Louis Latouche (20 September 1829 – 24 August 1883) was a French painter, pigment dealer, framer and art dealer, notable as a defender of Impressionism. He was born in La Ferté-sous-Jouarre and died in hospital at Saint-Dié-des-Vosges.

He was a friend and supplier to several painters, dealing with them via his wife. Their shop was at the corner of rue Laffitte and rue La Fayette in Paris. Their clients and friends included Camille Pissarro, Paul Gachet and Amand Gautier, with whom he often went to Berck. He supported them, exhibiting their work and letting them meet in his home in the evenings- it was there that they originated the idea of a 'salon des refusés', supported by Alfred Sisley, Camille Pissarro, Frédéric Bazille and Auguste Renoir, who lodged an unsuccessful petition for such a salon in 1867 in contrast to the official Salon of 1867.

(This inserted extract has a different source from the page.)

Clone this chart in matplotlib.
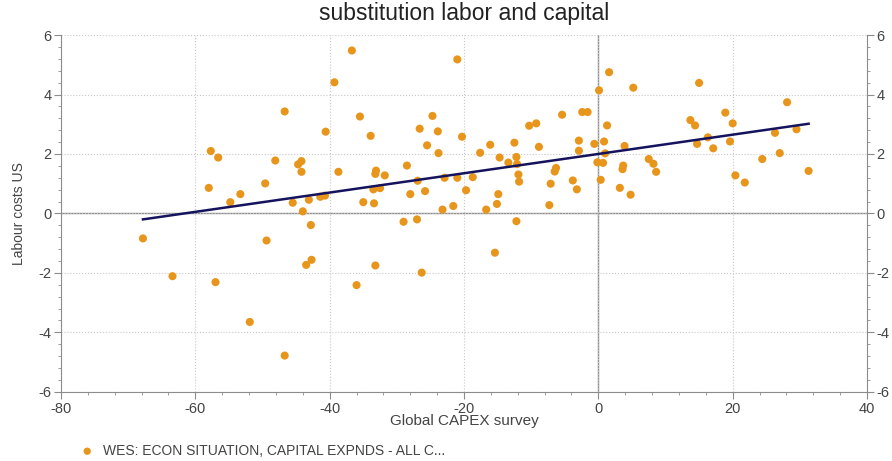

Louis Latouche was sometimes called ‘Père Latouche’, in reference to Père Tanguy and another art dealer, Père Martin (Pierre Firmin Martin, 1817-1891), who was a neighbour in Rue Laffitte.

When Louis Latouche died in 1883, his wife continued to run the business alone until 1887. The Impressionists, such as Paul Gauguin and Vincent van Gogh, had their paintings stretched and framed by Latouche. When Vincent went to his brother Theo's gallery, he would pass by the corner of Rue Laffitte and Rue Lafayette.